**WRITTEN EXERCISE:**
Could you repeat, exactly as they stand, the lines between the one with "Reproduce this diagram with TikZ." and the one with "(e1) -- (C46);", inclusive, minus the pictures?

**PROVIDED ENTRIES:**
- - -

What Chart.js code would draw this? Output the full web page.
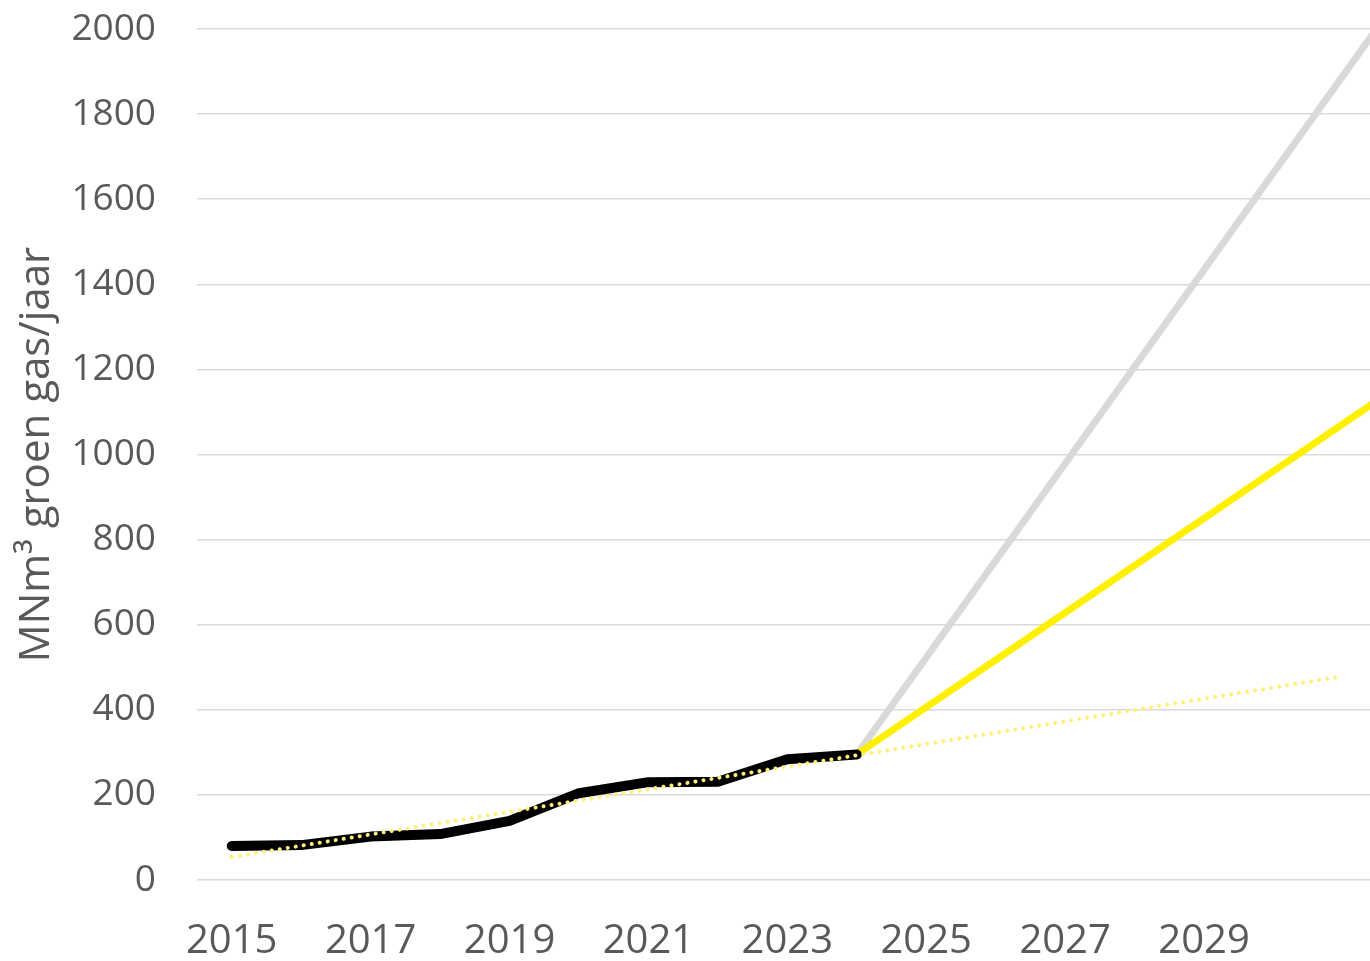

- - -

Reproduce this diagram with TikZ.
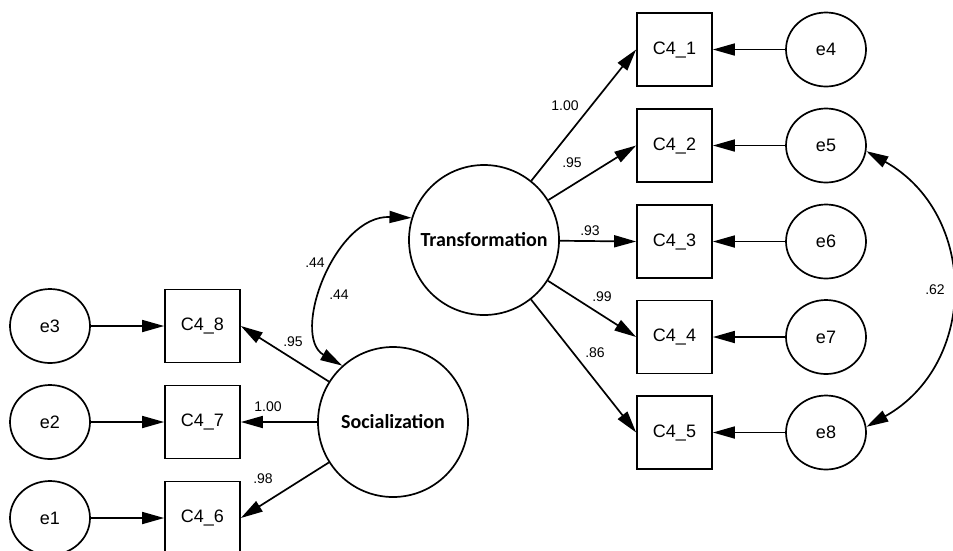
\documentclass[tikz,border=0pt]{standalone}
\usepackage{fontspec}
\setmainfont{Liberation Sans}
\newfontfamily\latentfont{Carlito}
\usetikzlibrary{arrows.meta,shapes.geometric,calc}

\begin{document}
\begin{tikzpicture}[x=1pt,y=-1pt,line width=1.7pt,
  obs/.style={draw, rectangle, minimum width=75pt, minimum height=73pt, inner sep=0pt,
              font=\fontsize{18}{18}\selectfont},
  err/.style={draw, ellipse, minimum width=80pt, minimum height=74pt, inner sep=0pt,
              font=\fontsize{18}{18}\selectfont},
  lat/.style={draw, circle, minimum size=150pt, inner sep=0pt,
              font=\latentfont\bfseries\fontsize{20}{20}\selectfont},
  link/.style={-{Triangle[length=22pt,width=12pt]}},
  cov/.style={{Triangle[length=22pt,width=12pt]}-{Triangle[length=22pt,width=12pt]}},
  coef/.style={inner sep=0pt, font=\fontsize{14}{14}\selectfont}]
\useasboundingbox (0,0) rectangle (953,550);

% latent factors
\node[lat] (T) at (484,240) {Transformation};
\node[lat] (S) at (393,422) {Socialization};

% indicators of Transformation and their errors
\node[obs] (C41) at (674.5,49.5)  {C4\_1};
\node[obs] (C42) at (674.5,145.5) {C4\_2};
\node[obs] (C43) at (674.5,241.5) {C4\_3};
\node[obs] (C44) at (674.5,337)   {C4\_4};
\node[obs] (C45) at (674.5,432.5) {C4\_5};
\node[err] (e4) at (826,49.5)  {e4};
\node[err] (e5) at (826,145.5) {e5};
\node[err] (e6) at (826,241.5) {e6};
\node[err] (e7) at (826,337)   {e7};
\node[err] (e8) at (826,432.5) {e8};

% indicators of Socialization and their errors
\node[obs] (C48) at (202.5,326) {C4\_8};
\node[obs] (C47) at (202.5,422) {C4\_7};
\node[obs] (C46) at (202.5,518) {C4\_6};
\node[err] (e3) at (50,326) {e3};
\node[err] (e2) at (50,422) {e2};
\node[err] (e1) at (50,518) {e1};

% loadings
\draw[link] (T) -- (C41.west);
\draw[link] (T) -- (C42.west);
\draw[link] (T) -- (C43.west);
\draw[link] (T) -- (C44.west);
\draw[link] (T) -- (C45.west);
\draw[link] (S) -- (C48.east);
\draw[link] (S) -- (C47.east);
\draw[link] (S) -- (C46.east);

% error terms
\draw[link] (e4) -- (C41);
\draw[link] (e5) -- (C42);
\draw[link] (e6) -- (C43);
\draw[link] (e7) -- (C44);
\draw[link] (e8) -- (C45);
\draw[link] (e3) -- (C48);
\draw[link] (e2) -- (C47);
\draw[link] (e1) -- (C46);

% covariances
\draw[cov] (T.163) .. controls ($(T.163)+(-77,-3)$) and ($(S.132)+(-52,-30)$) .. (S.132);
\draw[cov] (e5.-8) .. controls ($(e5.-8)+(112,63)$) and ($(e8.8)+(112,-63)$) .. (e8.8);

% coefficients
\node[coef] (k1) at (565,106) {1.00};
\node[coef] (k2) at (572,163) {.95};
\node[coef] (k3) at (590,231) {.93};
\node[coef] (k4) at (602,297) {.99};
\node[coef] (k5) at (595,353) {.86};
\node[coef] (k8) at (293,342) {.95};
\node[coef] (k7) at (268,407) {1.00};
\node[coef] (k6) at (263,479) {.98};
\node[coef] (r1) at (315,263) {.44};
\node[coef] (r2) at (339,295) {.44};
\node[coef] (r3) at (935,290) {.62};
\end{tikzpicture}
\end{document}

- - -

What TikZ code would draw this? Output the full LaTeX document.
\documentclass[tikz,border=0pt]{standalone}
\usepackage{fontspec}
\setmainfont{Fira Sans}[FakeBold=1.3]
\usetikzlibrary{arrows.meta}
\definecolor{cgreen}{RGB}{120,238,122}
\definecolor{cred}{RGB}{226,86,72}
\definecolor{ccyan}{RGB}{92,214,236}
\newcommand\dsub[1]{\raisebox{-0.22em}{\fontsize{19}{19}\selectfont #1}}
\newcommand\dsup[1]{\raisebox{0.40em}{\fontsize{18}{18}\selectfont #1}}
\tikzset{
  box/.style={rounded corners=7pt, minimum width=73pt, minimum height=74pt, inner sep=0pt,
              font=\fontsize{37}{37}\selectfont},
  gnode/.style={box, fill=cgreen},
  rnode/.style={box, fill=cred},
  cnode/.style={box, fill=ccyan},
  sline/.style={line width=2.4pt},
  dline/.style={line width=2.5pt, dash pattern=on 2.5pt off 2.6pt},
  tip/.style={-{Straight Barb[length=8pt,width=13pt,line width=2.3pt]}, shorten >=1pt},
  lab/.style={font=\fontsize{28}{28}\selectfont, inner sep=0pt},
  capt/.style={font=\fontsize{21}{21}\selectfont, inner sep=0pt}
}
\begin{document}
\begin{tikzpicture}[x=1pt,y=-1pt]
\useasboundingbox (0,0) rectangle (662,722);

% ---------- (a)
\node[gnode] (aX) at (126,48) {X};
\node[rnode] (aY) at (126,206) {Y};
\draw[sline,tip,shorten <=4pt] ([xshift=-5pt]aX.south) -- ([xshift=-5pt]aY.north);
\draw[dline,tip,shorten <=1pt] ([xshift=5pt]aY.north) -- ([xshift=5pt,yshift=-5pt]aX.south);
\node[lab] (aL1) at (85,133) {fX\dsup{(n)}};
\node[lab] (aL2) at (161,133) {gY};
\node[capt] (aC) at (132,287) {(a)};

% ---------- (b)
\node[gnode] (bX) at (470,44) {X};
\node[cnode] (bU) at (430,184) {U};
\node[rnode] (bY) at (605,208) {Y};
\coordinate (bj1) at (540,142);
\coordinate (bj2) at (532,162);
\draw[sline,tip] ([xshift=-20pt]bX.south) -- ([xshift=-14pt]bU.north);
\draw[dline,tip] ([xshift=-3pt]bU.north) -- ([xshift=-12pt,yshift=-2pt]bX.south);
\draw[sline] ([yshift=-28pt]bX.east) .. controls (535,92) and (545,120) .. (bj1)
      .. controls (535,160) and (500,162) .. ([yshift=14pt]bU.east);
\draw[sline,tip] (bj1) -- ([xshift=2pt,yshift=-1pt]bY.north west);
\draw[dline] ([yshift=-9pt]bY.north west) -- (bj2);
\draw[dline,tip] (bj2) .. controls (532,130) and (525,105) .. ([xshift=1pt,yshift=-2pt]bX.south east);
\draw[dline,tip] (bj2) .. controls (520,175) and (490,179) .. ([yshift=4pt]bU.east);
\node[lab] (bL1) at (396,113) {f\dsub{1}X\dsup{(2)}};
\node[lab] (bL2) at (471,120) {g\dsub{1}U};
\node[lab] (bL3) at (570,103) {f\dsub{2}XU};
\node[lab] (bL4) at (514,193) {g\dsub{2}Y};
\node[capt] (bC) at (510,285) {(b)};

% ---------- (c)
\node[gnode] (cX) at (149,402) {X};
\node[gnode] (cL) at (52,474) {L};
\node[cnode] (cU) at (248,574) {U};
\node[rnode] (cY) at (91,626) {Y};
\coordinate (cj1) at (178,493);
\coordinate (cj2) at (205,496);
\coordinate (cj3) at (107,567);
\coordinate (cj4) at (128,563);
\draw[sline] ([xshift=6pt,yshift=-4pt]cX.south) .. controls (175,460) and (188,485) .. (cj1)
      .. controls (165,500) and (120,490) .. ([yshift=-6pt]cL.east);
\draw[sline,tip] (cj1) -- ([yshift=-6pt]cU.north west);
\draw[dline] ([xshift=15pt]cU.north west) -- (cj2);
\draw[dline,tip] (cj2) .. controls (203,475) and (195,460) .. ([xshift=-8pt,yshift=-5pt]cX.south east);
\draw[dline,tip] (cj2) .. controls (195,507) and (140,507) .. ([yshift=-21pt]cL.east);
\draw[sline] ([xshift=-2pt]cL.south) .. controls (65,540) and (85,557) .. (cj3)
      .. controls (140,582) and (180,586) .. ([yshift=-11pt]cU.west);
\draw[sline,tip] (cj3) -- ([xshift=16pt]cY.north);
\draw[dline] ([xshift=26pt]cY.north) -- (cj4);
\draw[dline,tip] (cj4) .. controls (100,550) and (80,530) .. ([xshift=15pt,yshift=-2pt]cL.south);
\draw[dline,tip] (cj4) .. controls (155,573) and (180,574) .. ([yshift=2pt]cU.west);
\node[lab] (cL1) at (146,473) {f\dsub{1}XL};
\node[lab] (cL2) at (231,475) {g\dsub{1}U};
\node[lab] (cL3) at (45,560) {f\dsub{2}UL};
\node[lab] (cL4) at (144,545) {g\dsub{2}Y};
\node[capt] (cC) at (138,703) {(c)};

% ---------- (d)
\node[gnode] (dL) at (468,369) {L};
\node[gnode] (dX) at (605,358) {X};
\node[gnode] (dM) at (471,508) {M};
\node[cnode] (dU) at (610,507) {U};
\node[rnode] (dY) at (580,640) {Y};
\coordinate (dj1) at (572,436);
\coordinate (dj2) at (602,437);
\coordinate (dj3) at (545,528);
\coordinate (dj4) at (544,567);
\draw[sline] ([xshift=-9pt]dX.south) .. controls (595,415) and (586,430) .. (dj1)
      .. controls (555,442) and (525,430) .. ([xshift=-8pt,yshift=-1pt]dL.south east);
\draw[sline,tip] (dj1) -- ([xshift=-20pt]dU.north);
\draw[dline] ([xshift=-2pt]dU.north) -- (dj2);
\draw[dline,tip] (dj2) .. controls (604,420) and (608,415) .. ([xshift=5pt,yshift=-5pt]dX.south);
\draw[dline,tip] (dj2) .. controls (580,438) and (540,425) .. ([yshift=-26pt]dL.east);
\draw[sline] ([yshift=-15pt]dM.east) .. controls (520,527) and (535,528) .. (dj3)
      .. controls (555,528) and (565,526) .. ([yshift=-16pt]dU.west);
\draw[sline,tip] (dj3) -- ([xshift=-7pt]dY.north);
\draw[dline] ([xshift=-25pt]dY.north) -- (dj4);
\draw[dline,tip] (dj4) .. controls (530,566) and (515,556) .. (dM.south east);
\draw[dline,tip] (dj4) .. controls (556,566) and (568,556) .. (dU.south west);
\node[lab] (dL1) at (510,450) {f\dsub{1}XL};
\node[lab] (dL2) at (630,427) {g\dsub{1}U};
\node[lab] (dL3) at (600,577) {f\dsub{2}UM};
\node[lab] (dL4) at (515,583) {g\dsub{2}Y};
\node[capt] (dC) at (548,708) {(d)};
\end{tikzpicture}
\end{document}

- - -

**EXERCISE SOLUTION:**
Reproduce this diagram with TikZ.
\documentclass[tikz,border=0pt]{standalone}
\usepackage{fontspec}
\setmainfont{Liberation Sans}
\newfontfamily\latentfont{Carlito}
\usetikzlibrary{arrows.meta,shapes.geometric,calc}

\begin{document}
\begin{tikzpicture}[x=1pt,y=-1pt,line width=1.7pt,
  obs/.style={draw, rectangle, minimum width=75pt, minimum height=73pt, inner sep=0pt,
              font=\fontsize{18}{18}\selectfont},
  err/.style={draw, ellipse, minimum width=80pt, minimum height=74pt, inner sep=0pt,
              font=\fontsize{18}{18}\selectfont},
  lat/.style={draw, circle, minimum size=150pt, inner sep=0pt,
              font=\latentfont\bfseries\fontsize{20}{20}\selectfont},
  link/.style={-{Triangle[length=22pt,width=12pt]}},
  cov/.style={{Triangle[length=22pt,width=12pt]}-{Triangle[length=22pt,width=12pt]}},
  coef/.style={inner sep=0pt, font=\fontsize{14}{14}\selectfont}]
\useasboundingbox (0,0) rectangle (953,550);

% latent factors
\node[lat] (T) at (484,240) {Transformation};
\node[lat] (S) at (393,422) {Socialization};

% indicators of Transformation and their errors
\node[obs] (C41) at (674.5,49.5)  {C4\_1};
\node[obs] (C42) at (674.5,145.5) {C4\_2};
\node[obs] (C43) at (674.5,241.5) {C4\_3};
\node[obs] (C44) at (674.5,337)   {C4\_4};
\node[obs] (C45) at (674.5,432.5) {C4\_5};
\node[err] (e4) at (826,49.5)  {e4};
\node[err] (e5) at (826,145.5) {e5};
\node[err] (e6) at (826,241.5) {e6};
\node[err] (e7) at (826,337)   {e7};
\node[err] (e8) at (826,432.5) {e8};

% indicators of Socialization and their errors
\node[obs] (C48) at (202.5,326) {C4\_8};
\node[obs] (C47) at (202.5,422) {C4\_7};
\node[obs] (C46) at (202.5,518) {C4\_6};
\node[err] (e3) at (50,326) {e3};
\node[err] (e2) at (50,422) {e2};
\node[err] (e1) at (50,518) {e1};

% loadings
\draw[link] (T) -- (C41.west);
\draw[link] (T) -- (C42.west);
\draw[link] (T) -- (C43.west);
\draw[link] (T) -- (C44.west);
\draw[link] (T) -- (C45.west);
\draw[link] (S) -- (C48.east);
\draw[link] (S) -- (C47.east);
\draw[link] (S) -- (C46.east);

% error terms
\draw[link] (e4) -- (C41);
\draw[link] (e5) -- (C42);
\draw[link] (e6) -- (C43);
\draw[link] (e7) -- (C44);
\draw[link] (e8) -- (C45);
\draw[link] (e3) -- (C48);
\draw[link] (e2) -- (C47);
\draw[link] (e1) -- (C46);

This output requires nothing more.